Narrow-beam laser communication (lasercom) can enable high-rate, long-range undersea communication. Light in the beam is absorbed and scattered by suspended particulates, altering the spatial, angular, and temporal properties of the transmitted light. Development of high quality data links is aided by accurate simulations that can be adapted to different water conditions, from turbid harbors, to clear oceans, and even laboratory test beds with artificial scatterers. To this end we have developed a method to create an empirical scattering function from volume scattering function measurements that can be used to generate random scattering angles in an undersea optical propagation simulator. This method is presented, along with cross validation of its predictions during a recent narrow-beam communication demonstration in Narragansett Bay, Middletown, RI, USA. VSF measurements taken during the trials were used to run the simulator and the results are shown to agree with in situ images of the pupil and focal planes of the communication laser beam.

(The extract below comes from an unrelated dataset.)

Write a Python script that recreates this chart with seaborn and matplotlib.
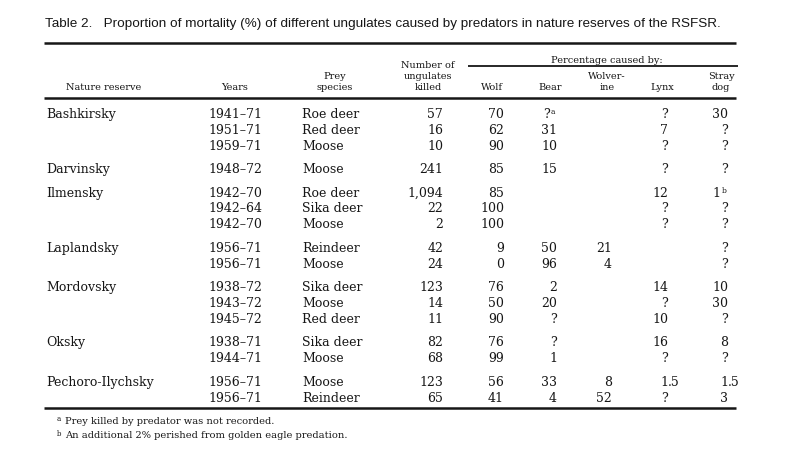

A burst-mode photon counting receiver with automatic channel estimation and bit rate detection

We demonstrate a multi-rate burst-mode photon-counting receiver for undersea communication at data rates up to 10.416 Mb/s over a 30-foot water channel. To the best of our knowledge, this is the first demonstration of burst-mode photon-counting communication. With added attenuation, the maximum link loss is 97.1 dB at λ=517 nm. In clear ocean water, this equates to link distances up to 148 meters. For λ=470 nm, the achievable link distance in clear ocean water is 450 meters. The receiver incorporates soft-decision forward error correction (FEC) based on a product code of an inner LDPC code and an outer BCH code. The FEC supports multiple code rates to achieve error-free performance. We have selected a burst-mode receiver architecture to provide robust performance with respect to unpredictable channel obstructions. The receiver is capable of on-the-fly data rate detection and adapts to changing levels of signal and background light. The receiver updates its phase alignment and channel estimates every 1.6 ms, allowing for rapid changes in water quality as well as motion between transmitter and receiver. We demonstrate on-the-fly rate detection, channel BER within 0.2 dB of theory across all data rates, and error-free performance within 1.82 dB of soft-decision capacity across all tested code rates. All signal processing is done in FPGAs and runs continuously in real time.

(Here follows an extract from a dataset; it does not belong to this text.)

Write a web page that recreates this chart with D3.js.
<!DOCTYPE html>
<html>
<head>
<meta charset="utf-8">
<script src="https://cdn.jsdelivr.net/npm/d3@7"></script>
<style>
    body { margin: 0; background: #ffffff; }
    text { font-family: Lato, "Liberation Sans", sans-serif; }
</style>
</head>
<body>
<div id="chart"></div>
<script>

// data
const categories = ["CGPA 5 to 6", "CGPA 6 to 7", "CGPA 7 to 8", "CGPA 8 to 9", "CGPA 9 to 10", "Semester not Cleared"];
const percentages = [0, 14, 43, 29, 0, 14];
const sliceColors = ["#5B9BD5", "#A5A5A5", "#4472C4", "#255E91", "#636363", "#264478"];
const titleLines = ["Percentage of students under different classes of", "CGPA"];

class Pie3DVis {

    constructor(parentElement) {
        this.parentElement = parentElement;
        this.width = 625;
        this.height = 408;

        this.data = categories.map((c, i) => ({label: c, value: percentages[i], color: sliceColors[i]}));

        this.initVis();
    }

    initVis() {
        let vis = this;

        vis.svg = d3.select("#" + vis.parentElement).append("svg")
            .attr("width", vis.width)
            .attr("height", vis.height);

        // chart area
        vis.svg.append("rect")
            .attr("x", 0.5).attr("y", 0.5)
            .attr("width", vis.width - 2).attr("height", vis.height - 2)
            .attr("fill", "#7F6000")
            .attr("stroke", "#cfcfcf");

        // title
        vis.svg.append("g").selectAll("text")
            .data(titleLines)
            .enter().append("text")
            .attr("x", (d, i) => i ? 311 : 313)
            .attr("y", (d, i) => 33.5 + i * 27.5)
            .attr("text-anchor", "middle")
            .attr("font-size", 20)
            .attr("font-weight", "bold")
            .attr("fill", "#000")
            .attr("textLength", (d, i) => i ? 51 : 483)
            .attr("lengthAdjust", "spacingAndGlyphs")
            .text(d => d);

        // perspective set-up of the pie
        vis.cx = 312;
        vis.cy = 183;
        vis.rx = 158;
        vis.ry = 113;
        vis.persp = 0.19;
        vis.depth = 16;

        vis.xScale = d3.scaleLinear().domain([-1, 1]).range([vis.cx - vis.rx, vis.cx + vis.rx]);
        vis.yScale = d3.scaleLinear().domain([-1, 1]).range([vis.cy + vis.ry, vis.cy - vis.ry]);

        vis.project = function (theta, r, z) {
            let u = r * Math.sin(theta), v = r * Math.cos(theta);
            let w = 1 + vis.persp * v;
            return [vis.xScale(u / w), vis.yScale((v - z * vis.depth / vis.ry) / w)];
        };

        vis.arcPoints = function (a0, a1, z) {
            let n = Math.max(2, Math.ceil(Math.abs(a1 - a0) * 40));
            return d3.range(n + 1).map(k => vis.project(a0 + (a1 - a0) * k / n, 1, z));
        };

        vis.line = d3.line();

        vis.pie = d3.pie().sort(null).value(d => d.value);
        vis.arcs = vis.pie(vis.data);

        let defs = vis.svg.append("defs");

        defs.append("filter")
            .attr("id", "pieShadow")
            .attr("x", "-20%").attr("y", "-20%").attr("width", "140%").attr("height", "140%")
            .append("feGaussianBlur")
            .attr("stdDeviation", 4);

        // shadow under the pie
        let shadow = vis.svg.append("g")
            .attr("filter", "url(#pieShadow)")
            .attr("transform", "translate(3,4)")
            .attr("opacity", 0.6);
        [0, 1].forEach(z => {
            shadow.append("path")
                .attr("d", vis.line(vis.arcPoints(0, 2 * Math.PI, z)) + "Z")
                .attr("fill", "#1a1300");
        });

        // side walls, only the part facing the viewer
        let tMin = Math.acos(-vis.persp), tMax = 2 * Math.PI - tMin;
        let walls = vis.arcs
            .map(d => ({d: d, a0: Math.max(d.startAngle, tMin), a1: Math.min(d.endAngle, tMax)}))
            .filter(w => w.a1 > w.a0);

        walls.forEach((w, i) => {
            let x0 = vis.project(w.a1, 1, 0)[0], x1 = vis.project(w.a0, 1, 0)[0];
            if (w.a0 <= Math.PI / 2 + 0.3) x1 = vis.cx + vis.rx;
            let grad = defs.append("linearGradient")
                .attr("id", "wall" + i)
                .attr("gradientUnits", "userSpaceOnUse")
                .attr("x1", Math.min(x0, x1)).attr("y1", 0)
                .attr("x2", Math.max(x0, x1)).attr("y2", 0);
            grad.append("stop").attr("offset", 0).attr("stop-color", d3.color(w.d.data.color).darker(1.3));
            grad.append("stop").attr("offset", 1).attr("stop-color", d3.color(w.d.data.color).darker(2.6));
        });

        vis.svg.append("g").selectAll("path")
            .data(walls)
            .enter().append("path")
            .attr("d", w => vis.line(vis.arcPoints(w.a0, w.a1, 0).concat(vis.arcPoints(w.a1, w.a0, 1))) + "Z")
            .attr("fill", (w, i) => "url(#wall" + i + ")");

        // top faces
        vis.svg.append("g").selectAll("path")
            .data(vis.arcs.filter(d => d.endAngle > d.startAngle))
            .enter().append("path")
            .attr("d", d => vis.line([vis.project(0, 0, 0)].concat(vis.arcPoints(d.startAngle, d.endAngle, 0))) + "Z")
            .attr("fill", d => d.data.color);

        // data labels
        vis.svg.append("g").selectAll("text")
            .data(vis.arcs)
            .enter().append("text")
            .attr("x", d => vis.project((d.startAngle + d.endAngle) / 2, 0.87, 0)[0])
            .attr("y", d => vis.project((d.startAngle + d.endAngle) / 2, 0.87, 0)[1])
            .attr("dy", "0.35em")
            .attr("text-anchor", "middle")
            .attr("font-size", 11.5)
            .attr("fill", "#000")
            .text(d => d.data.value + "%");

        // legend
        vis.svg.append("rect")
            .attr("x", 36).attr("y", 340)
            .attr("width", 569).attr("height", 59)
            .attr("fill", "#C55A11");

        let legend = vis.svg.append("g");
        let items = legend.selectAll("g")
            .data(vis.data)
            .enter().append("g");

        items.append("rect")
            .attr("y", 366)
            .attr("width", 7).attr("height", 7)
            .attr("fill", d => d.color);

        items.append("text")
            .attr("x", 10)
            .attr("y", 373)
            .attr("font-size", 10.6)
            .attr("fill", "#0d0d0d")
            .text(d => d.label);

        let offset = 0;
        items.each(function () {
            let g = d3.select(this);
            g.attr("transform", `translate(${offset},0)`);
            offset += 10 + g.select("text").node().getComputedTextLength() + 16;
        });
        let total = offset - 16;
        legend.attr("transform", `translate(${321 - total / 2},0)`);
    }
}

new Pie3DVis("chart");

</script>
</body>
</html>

Propagation modeling results for narrow-beam undersea laser communications

Communication links through ocean waters are challenging due to undersea propagation physics. Undersea optical communications at blue or green wavelengths can achieve high data rates (megabit- to gigabit-per-second class links) despite the challenging undersea medium. Absorption and scattering in ocean waters attenuate optical signals and distort the waveform through dense multipath. The exponential propagation loss and the temporal spread due to multipath limit the achievable link distance and data rate. In this paper, we describe the Monte Carlo modeling of the undersea scattering and absorption channel. We model photon signal attenuation levels, spatial photon distributions, time of arrival statistics, and angle of arrival statistics for a variety of lasercom scenarios through both clear and turbid water environments. Modeling results inform the design options for an undersea optical communication system, particularly illustrating the advantages of narrow-beam lasers compared to wide beam methods (e.g. LED sources). The modeled pupil plane and focal plane photon arrival distributions enable beam tracking techniques for robust pointing solutions, even in highly scattering harbor waters. Laser communication with collimated beams maximizes the photon transfer through the scattering medium and enables spatial and temporal filters to minimize waveform distortion and background interference.

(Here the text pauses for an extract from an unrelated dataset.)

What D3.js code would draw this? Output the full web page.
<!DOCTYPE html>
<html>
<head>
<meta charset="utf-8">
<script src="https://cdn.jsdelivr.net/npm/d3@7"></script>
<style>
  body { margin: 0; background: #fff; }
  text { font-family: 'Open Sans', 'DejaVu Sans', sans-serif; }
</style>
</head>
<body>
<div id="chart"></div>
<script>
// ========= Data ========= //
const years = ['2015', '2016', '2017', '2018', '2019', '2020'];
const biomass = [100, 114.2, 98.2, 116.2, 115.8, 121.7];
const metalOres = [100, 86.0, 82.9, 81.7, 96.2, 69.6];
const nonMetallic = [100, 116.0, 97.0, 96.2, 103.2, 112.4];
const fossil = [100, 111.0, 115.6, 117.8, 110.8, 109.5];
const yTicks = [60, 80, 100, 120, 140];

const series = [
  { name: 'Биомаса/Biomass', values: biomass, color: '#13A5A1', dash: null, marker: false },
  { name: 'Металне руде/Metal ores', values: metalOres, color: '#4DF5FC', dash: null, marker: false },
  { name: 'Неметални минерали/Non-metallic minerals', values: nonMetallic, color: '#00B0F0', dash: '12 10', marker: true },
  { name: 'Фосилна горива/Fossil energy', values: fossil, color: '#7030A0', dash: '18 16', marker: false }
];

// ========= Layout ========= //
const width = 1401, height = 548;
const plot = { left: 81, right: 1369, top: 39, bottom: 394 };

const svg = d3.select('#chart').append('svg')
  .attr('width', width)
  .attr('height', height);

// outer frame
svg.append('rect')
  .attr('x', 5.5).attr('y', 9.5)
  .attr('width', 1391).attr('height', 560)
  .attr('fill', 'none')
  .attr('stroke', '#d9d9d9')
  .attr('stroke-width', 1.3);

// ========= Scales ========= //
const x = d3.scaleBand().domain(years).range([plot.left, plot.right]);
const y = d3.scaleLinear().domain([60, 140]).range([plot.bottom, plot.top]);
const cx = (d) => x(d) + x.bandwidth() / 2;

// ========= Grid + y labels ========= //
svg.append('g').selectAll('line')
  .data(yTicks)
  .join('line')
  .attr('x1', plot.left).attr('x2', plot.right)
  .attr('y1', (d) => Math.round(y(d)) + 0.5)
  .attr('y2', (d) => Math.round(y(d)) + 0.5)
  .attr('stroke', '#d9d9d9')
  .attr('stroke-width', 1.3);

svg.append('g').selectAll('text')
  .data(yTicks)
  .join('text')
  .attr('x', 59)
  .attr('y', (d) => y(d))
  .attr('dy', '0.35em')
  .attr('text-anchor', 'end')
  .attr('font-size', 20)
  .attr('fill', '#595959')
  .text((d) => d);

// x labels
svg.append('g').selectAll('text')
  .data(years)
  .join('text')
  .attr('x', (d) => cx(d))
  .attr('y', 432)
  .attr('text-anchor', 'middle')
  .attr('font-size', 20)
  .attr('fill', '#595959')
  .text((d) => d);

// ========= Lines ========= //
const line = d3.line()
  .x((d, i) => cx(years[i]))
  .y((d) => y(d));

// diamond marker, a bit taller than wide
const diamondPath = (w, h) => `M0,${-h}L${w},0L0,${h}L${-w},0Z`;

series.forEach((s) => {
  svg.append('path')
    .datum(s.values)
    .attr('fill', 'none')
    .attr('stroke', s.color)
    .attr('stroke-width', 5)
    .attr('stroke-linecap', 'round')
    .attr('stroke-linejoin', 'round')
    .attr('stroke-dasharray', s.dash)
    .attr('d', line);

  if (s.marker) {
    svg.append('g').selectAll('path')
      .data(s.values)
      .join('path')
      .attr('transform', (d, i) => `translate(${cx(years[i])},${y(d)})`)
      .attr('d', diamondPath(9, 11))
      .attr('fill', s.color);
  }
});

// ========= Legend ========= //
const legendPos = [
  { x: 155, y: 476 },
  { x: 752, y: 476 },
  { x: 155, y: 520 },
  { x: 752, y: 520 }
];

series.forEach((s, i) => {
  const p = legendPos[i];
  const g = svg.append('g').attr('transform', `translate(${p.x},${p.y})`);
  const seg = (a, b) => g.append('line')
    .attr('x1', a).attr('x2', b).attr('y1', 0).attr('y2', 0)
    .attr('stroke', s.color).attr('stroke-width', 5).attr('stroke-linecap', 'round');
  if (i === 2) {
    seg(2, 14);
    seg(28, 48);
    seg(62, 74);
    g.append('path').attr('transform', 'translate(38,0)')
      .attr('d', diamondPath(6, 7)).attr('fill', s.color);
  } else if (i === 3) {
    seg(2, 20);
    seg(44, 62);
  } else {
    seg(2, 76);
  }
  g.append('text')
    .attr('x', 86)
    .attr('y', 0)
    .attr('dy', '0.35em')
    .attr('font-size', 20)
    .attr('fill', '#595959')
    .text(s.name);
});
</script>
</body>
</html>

Sub-wavelength stabilization of long, deployed optical fibers for quantum networks

We implemented an active feedback scheme to stabilize an ∼84 km deployed optical fiber between Lincoln Laboratory and MIT Campus. The residual fluctuations of less than 193 attoseconds RMS enable quantum networking and quantum secure communications.

Undersea narrow-beam optical communications field demonstration

Optical propagation through the ocean encounters significant absorption and scattering; the impact is exponential signal attenuation and temporal broadening, limiting the maximum link range and the achievable data rate, respectively. MIT Lincoln Laboratory is developing narrow-beam lasercom for the undersea environment, where a collimated transmit beam is precisely pointed to the receive terminal. This approach directly contrasts with the more commonly demonstrated approach, where the transmit light is sent over a wide angle, avoiding precise pointing requirements but reducing the achievable range and data rate. Two advantages of narrow-beam lasercom are the maximization of light collected at the receiver and the ability to mitigate the impact of background light by spatial filtering. Precision pointing will be accomplished by bi-directional transmission and tracking loops on each terminal, a methodology used to great effect in atmospheric and space lasercom systems. By solving the pointing and tracking problem, we can extend the link range and increase the data throughput.